What happens when food ingredients are produced in these spaces? What are the human rights and social impacts?
An internal U.S. government report clearly indicates a strong desire by the U.S. to increase ingredient sales to Canada in many areas, including baked goods, baby foods (including meats), processed fruits and vegetables, dairy, snacks, condiments, biscuits, rice, pasta, noodles and edible oils.
The report recognized that Canada has a “sophisticated” food-processing industry and an aware public that expects to be able to locally identify food and expects transparent corporate social responsibility. My question is: How do American food ingredients that are in a constant state of deregulation fall into the ethical Canadian food-processing space?
Our food workforce brings us thousands of ingredients as well as such staples as sliced bacon, salad in a bag, boxed kiwis, marinated steak, meat and meatless proteins, frozen cake, concentrated orange juice in a can, whipping cream, crackers, chicken kabobs, condiments, candies, pickles, berry jam, fish sticks, flour, frozen peas, falafels, popcorn shrimp, burritos, biryanis and dumplings.

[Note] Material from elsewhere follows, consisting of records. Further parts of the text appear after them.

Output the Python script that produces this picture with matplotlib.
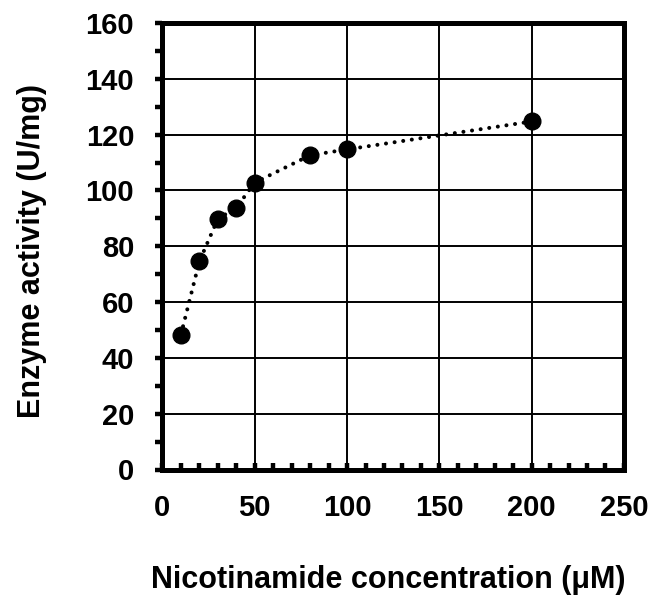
import matplotlib.pyplot as plt
from matplotlib.ticker import MultipleLocator

plt.rcParams['font.family'] = ['Liberation Sans', 'DejaVu Sans']
plt.rcParams['font.weight'] = 'bold'

# nicotinamide concentration (uM) vs activity (U/mg)
conc = [10, 20, 30, 40, 50, 80, 100, 200]
activity = [48.3, 74.6, 89.8, 93.8, 102.8, 112.6, 114.7, 124.7]

fig = plt.figure(figsize=(6.53, 6.0), dpi=100)
ax = fig.add_axes([0.2488, 0.2175, 0.7067, 0.7442])

ax.plot(conc, activity, color='black', lw=2.9,
        linestyle=(0, (0.01, 2.15)), dash_capstyle='round', zorder=3)
ax.plot(conc, activity, 'o', color='black', ms=12, zorder=4)

ax.set_xlim(0, 250)
ax.set_ylim(0, 160)
ax.xaxis.set_major_locator(MultipleLocator(50))
ax.xaxis.set_minor_locator(MultipleLocator(10))
ax.yaxis.set_major_locator(MultipleLocator(20))
ax.yaxis.set_minor_locator(MultipleLocator(10))

ax.grid(True, which='major', color='black', lw=1.4)
ax.set_axisbelow(True)

for s in ax.spines.values():
    s.set_linewidth(3.6)
    s.set_zorder(5)

ax.tick_params(axis='x', which='both', direction='in', length=5.4, width=3.2,
               labelsize=21, pad=18, top=False)
ax.tick_params(axis='y', which='both', direction='out', length=5.4, width=3.2,
               labelsize=21, pad=15, right=False)

ax.set_xlabel('Nicotinamide concentration (μM)', fontsize=22, fontweight='bold')
ax.set_ylabel('Enzyme activity (U/mg)', fontsize=22, fontweight='bold')
ax.xaxis.set_label_coords(0.49, -0.248)
ax.xaxis.label.set_va('center')
ax.yaxis.set_label_coords(-0.283, 0.49)
ax.yaxis.label.set_va('center')

plt.savefig('out.png', dpi=100)
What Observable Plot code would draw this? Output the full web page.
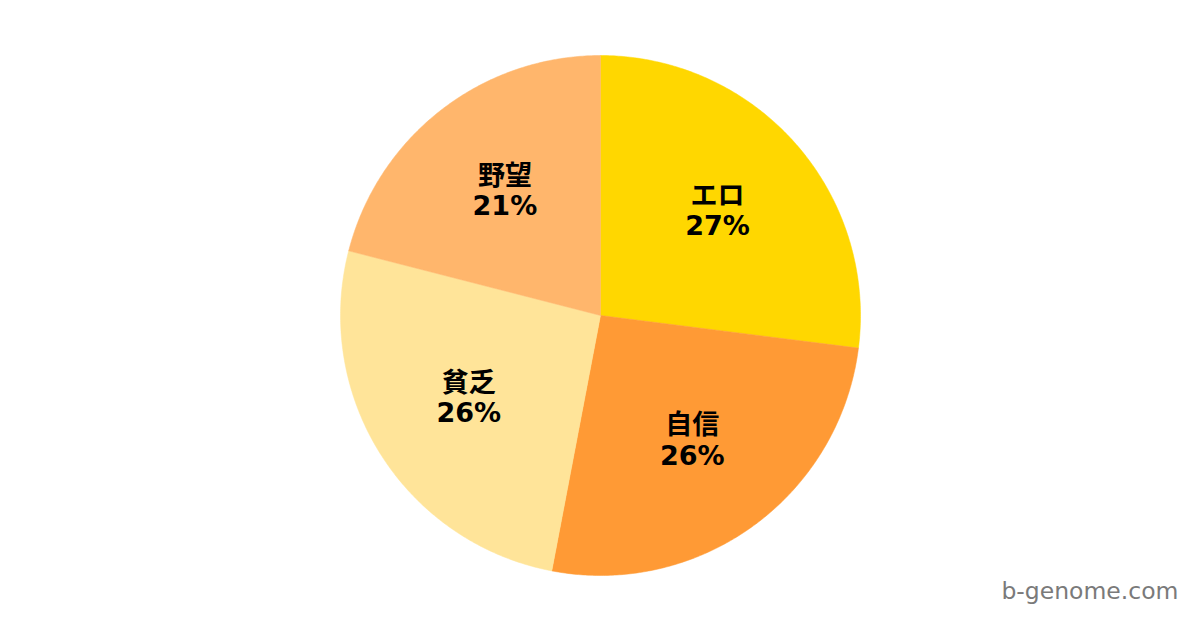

The list is eternally long. And, behind everything we eat is a real live person — someone’s mom or dad, sister or brother, husband or wife.
In the self-regulated and self-deregulated world of food, particularly in the U.S., we must remember that it is these folks who are critical in the process to bring nutrition to our plates. So often we say grace thanking ‘the hands that grew and prepared this food,’ but seldom does society acknowledge that someone had a mentally fatiguing job and stood on a line for 12 hours to bring it to the shelf.
As major trading partners and because of proximity, Canadian manufacturers might be careful that they are not guilty by association despite their own stringent food safety and food-processing protocols. Our consumers and our customers care.
In our efforts to provide the best quality in food and food products for ourselves and all Canadian export partners, we need to be cognizant of where that food or food ingredient was manufactured and what the environmental and social impact of that process was.
There is always a societal cost. The question of source and food safety principles, human rights and environment reach further than the ethical space. This is about economics and long-term survivability in a global marketplace that includes other sophisticated trading partners.